This project proposes a different and new lens through which to consider developmental transformation in post-conflict societies: developmental post-conflict reconstruction. It does so by examining peacebuilding, post-conflict reconstruction and developmental statehood with particular focus on the interaction between the state and the private sector in addressing economic development in the aftermath of conflict. This is novel as despite widely acclaimed developmental success alongside security challenges in the developmental states of East Asia, Japan, South Korea and Taiwan over three decades from the 1960s (1930s for Japan) there is limited analysis of transferable lessons to the Global South (example: Barbara, 2008). It is also timely as the proposed post-2015 Sustainable Development Goals suggest a stronger role for industrialization in developmental pursuits, which is very much in line with the Developmental State Paradigm (DSP).
This research strand builds on the Outliers in Peacebuilding research theme, by utilising a non-mainstream examination of peacebuilding as a lens through which to interrogate dominant contemporary approaches such as liberal peacebuilding. It also contributes to the Peacebuilding operational and policy spaces in Africa research theme with reflection on contemporary reconstruction experiences that draw on liberal peacebuilding through structured interventions.
This project responds to four distinct research questions:
- How significant are state-private sector interactions to historical and contemporary understandings of post-conflict reconstruction in Africa?
- What is the developmental legacy of post-conflict reconstruction in conceptual and policy terms in Africa?
- How significant is the ‘centrality’ of structural transformation of the economy to post-conflict reconstruction across time?
- What has influenced the choice and utility of post-conflict reconstruction and developmental policy frameworks and how have these impacted on developmental processes and outcomes?

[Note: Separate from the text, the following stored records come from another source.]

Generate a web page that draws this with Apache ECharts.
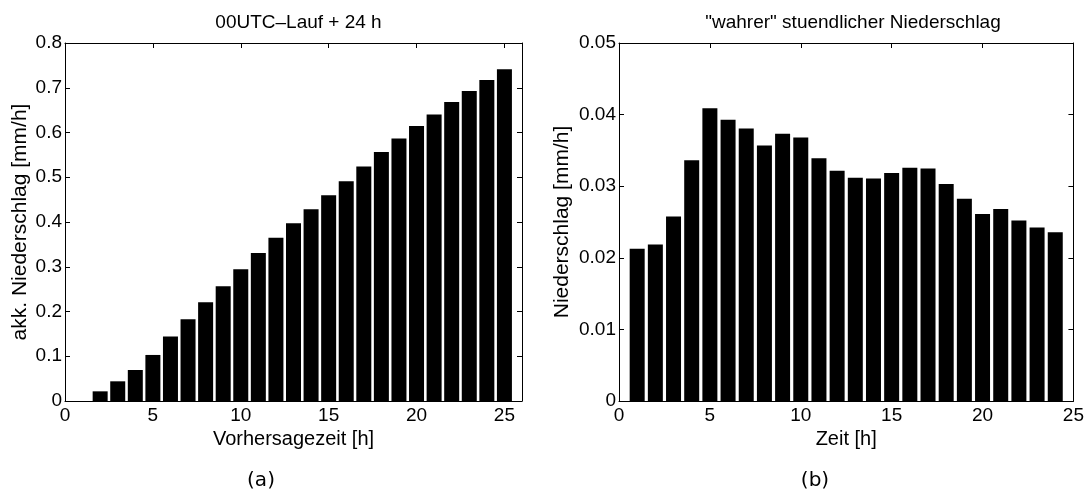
<!DOCTYPE html>
<html>
<head>
<meta charset="utf-8">
<script src="https://cdn.jsdelivr.net/npm/echarts@6/dist/echarts.min.js"></script>
<style>
html,body{margin:0;padding:0;background:#fff;}
#chart{width:1087px;height:493px;}
</style>
</head>
<body>
<div id="chart"></div>
<script>
// Left panel: accumulated precipitation, forecast time 2..25 h
const leftHours = [2,3,4,5,6,7,8,9,10,11,12,13,14,15,16,17,18,19,20,21,22,23,24,25];
const leftValues = [0.0216,0.044,0.0693,0.1029,0.1439,0.1827,0.2207,0.2565,0.2945,0.331,0.3646,0.3974,
                    0.4287,0.46,0.4913,0.5241,0.5562,0.5868,0.6143,0.6404,0.668,0.6926,0.7172,0.7411];
// Right panel: "true" hourly precipitation, time 1..24 h
const rightHours = [1,2,3,4,5,6,7,8,9,10,11,12,13,14,15,16,17,18,19,20,21,22,23,24];
const rightValues = [0.02125,0.02185,0.02577,0.03364,0.04087,0.03928,0.03807,0.0357,0.03733,0.03681,0.03392,0.03215,
                     0.03117,0.03108,0.03183,0.03257,0.03248,0.03029,0.02824,0.0261,0.0268,0.02521,0.02423,0.02358];
const xTicksLabels = [0,5,10,15,20,25];

const titles = ['00UTC\u2013Lauf + 24 h', '"wahrer" stuendlicher Niederschlag'];
const xNames = ['Vorhersagezeit [h]', 'Zeit [h]'];
const yNames = ['akk. Niederschlag [mm/h]', 'Niederschlag [mm/h]'];
const captions = ['(a)', '(b)'];

const FONT = 'Liberation Sans';
const chart = echarts.init(document.getElementById('chart'), null, {renderer:'canvas'});

const grids = [
  {left:65, top:43, width:457, height:358},
  {left:619, top:43, width:458, height:358}
];
const xMax = [26, 25];
const yMax = [0.8, 0.05];
const yInt = [0.1, 0.01];
const yNameGap = [34, 46];
const captionX = [256, 810];

function xLabelFmt(v){ return xTicksLabels.indexOf(v) >= 0 ? String(v) : ''; }

const xAxes = [], yAxes = [], series = [];
for (let i = 0; i < 2; i++) {
  xAxes.push({
    gridIndex:i, type:'value', min:0, max:xMax[i], interval:5, position:'bottom',
    name:xNames[i], nameLocation:'middle', nameGap:21,
    nameTextStyle:{fontFamily:FONT, fontSize:20, color:'#000'},
    axisLine:{show:true, onZero:false, lineStyle:{color:'#000', width:1}},
    axisTick:{show:true, inside:true, length:5, lineStyle:{color:'#000'}},
    axisLabel:{fontFamily:FONT, fontSize:19, color:'#000', margin:5, formatter:xLabelFmt, showMaxLabel:true},
    splitLine:{show:false}
  });
  xAxes.push({
    gridIndex:i, type:'value', min:0, max:xMax[i], interval:5, position:'top',
    axisLine:{show:true, onZero:false, lineStyle:{color:'#000', width:1}},
    axisTick:{show:true, inside:true, length:5, lineStyle:{color:'#000'}},
    axisLabel:{show:false}, splitLine:{show:false}
  });
  yAxes.push({
    gridIndex:i, type:'value', min:0, max:yMax[i], interval:yInt[i], position:'left',
    name:yNames[i], nameLocation:'middle', nameGap:yNameGap[i], nameRotate:90,
    nameTextStyle:{fontFamily:FONT, fontSize:21, color:'#000'},
    axisLine:{show:true, onZero:false, lineStyle:{color:'#000', width:1}},
    axisTick:{show:true, inside:true, length:5, lineStyle:{color:'#000'}},
    axisLabel:{fontFamily:FONT, fontSize:19, color:'#000', margin:3},
    splitLine:{show:false}
  });
  yAxes.push({
    gridIndex:i, type:'value', min:0, max:yMax[i], interval:yInt[i], position:'right',
    axisLine:{show:true, onZero:false, lineStyle:{color:'#000', width:1}},
    axisTick:{show:true, inside:true, length:5, lineStyle:{color:'#000'}},
    axisLabel:{show:false}, splitLine:{show:false}
  });
}

series.push({
  type:'bar', xAxisIndex:0, yAxisIndex:0, barWidth:15,
  data: leftHours.map((h,k)=>[h, leftValues[k]]),
  itemStyle:{color:'#000'}, silent:true, animation:false
});
series.push({
  type:'bar', xAxisIndex:2, yAxisIndex:2, barWidth:15,
  data: rightHours.map((h,k)=>[h, rightValues[k]]),
  itemStyle:{color:'#000'}, silent:true, animation:false
});

const titleOpts = [];
for (let i = 0; i < 2; i++) {
  const cx = grids[i].left + grids[i].width/2;
  titleOpts.push({
    text:titles[i], left:cx, top:8, textAlign:'center',
    textStyle:{fontFamily:FONT, fontSize:19, fontWeight:'normal', color:'#000'}
  });
  titleOpts.push({
    text:captions[i], left:captionX[i], top:466, textAlign:'center',
    textStyle:{fontFamily:'DejaVu Sans', fontSize:20, fontWeight:'normal', color:'#000'}
  });
}

chart.setOption({
  animation:false,
  backgroundColor:'#fff',
  title: titleOpts,
  grid: grids.map(g => Object.assign({containLabel:false}, g)),
  xAxis: xAxes,
  yAxis: yAxes,
  series: series
});
</script>
</body>
</html>
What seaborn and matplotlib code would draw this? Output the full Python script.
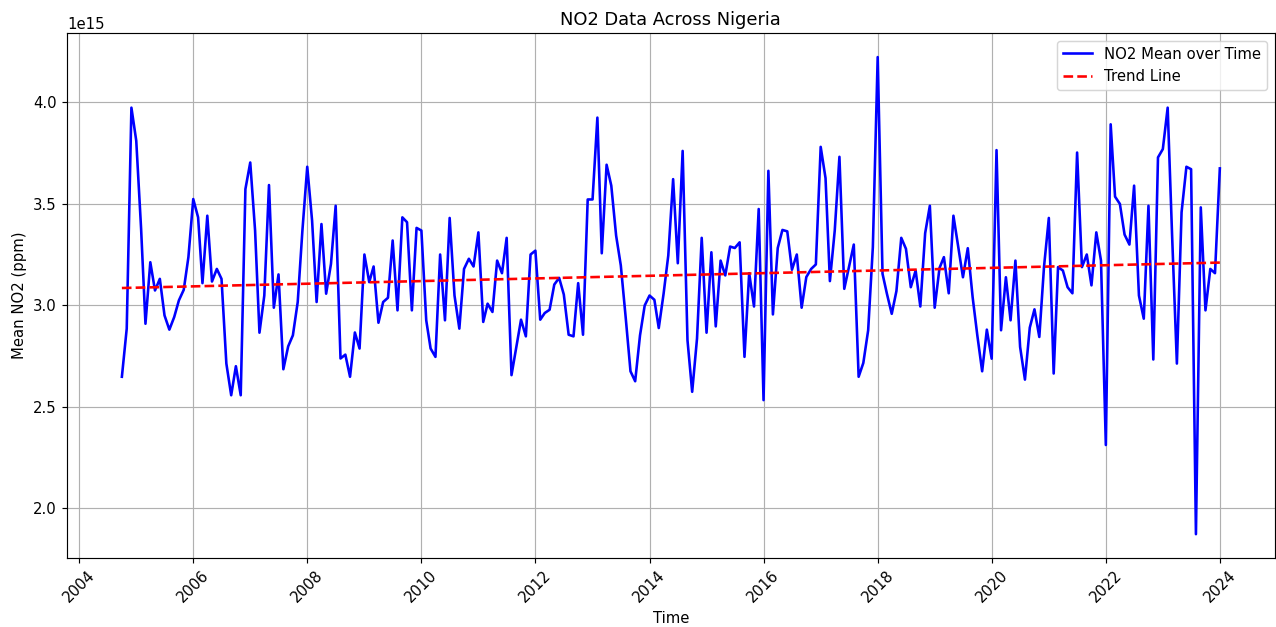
import numpy as np
import pandas as pd
import matplotlib
matplotlib.use("Agg")
import matplotlib.pyplot as plt
import matplotlib.dates as mdates
import seaborn as sns

plt.rcParams["font.size"] = 10.3

# monthly NO2 means, Oct 2004 .. Jan 2024 (units of 1e15)
no2_2004_2007 = [
    2.647, 2.884, 3.972, 3.809, 3.376, 2.908, 3.211, 3.072, 3.129, 2.949,
    2.879, 2.941, 3.023, 3.075, 3.236, 3.522, 3.432, 3.108, 3.440, 3.116,
    3.178, 3.129, 2.712, 2.556, 2.699, 2.556, 3.571, 3.702, 3.367, 2.864,
    3.047, 3.591, 2.987, 3.151, 2.684, 2.797, 2.851, 3.015, 3.367,
]
no2_2008_2011 = [
    3.681, 3.416, 3.015, 3.399, 3.056, 3.203, 3.489, 2.737, 2.756, 2.647,
    2.865, 2.786, 3.249, 3.113, 3.190, 2.913, 3.015, 3.036, 3.318, 2.974,
    3.432, 3.408, 2.974, 3.380, 3.367, 2.925, 2.786, 2.745, 3.249, 2.925,
    3.429, 3.047, 2.884, 3.178, 3.228, 3.190, 3.358, 2.917, 3.007, 2.966,
    3.219, 3.157, 3.331, 2.655, 2.794, 2.928, 2.846, 3.249,
]
no2_2012_2015 = [
    3.268, 2.928, 2.961, 2.977, 3.101, 3.134, 3.052, 2.854, 2.846, 3.108,
    2.854, 3.520, 3.520, 3.923, 3.255, 3.691, 3.588, 3.342, 3.195, 2.941,
    2.674, 2.625, 2.851, 2.998, 3.047, 3.026, 2.887, 3.056, 3.244, 3.620,
    3.206, 3.759, 2.827, 2.573, 2.835, 3.331, 2.864, 3.260, 2.895, 3.219,
    3.146, 3.288, 3.281, 3.309, 2.745, 3.157, 2.993, 3.473,
]
no2_2016_2019 = [
    2.532, 3.661, 2.954, 3.281, 3.370, 3.363, 3.174, 3.249, 2.987, 3.138,
    3.178, 3.200, 3.779, 3.625, 3.118, 3.367, 3.730, 3.080, 3.187, 3.298,
    2.647, 2.715, 2.876, 3.285, 4.221, 3.154, 3.056, 2.957, 3.069, 3.331,
    3.277, 3.088, 3.170, 2.993, 3.354, 3.489, 2.987, 3.183, 3.236, 3.058,
    3.440, 3.287, 3.137, 3.280, 3.039, 2.851, 2.674, 2.879,
]
no2_2020_2024 = [
    2.736, 3.763, 2.876, 3.137, 2.925, 3.219, 2.794, 2.633, 2.889, 2.979,
    2.843, 3.187, 3.429, 2.663, 3.187, 3.170, 3.088, 3.058, 3.751, 3.187,
    3.249, 3.097, 3.358, 3.219, 2.311, 3.890, 3.534, 3.498, 3.347, 3.298,
    3.588, 3.047, 2.933, 3.489, 2.732, 3.727, 3.768, 3.972, 3.350, 2.712,
    3.457, 3.681, 3.669, 1.872, 3.481, 2.974, 3.178, 3.157, 3.673,
]

values = np.array(no2_2004_2007 + no2_2008_2011 + no2_2012_2015
                  + no2_2016_2019 + no2_2020_2024) * 1e15
dates = pd.date_range("2004-10-01", periods=len(values), freq="MS")

# linear trend
idx = np.arange(len(values))
coef = np.polyfit(idx, values, 1)
trend = np.polyval(coef, idx)

fig, ax = plt.subplots(figsize=(1276 / 104, 627 / 104), dpi=104)

sns.lineplot(x=dates, y=values, color="blue", linewidth=1.8,
             label="NO2 Mean over Time", ax=ax)
sns.lineplot(x=dates, y=trend, color="red", linestyle="--", linewidth=1.8,
             label="Trend Line", ax=ax)

ax.xaxis.set_major_locator(mdates.YearLocator(2))
ax.xaxis.set_major_formatter(mdates.DateFormatter("%Y"))

ax.set_title("NO2 Data Across Nigeria")
ax.set_xlabel("Time")
ax.set_ylabel("Mean NO2 (ppm)")
ax.grid(True)
ax.legend(loc="upper right")
plt.xticks(rotation=45)

plt.subplots_adjust(left=0.0525, right=0.999, top=0.947, bottom=0.110)
plt.savefig("out.png", dpi=104)
plt.close()
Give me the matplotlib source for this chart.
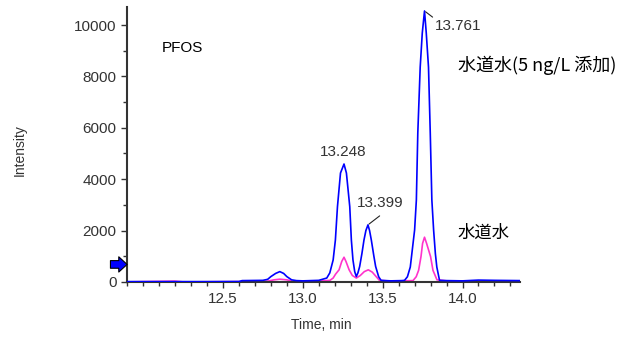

The project proceeds with two identifiable approaches to post-conflict reconstruction in Africa. The first one draws on the conceptual framing and analysis of empirical experiences of reconstruction in post-colonial/post-independence Africa within the context of a strong role for the state in development and dominance of development planning as a policy tool as with the Biafran war (Second National Development Plan 1970-1975). We also analyse efforts towards developmental transformation through development planning in the aftermath of the Mau Mau uprisings in Kenya (First National Development Plan 1965/66-1969/70- revised). There was emphasis on a strong role for the state alongside engagement with the private sector (with vibrant participation from foreign capital) as part of a wider development planning process.
The second one draws on empirical experiences in the post-structural adjustment period within the context of mainstream arguments for the reduced role for the state in development in the early responses to the present-day conflicts in the Niger Delta (2009), Boko Haram- affected North Eastern Nigeria (2014-) and Post-Election violence in Kenya (2007). This second approach is most clearly identifiable as reconstruction within the liberal peacebuilding framework as exemplified by the mandate of the UN Peacebuilding Commission (Olonisakin and Ikpe, 2012). These approaches are emblematic of Moore’s (2007:12) suggestion that post-conflict reconstruction is caught ‘in tensions between neoliberal and more interventionist visions of development in general.’ This project investigates the implications of these tensions on the conceptual development and practice of post-conflict reconstruction. In doing so it contributes to providing new guidance to policy and practice where current approaches fall short.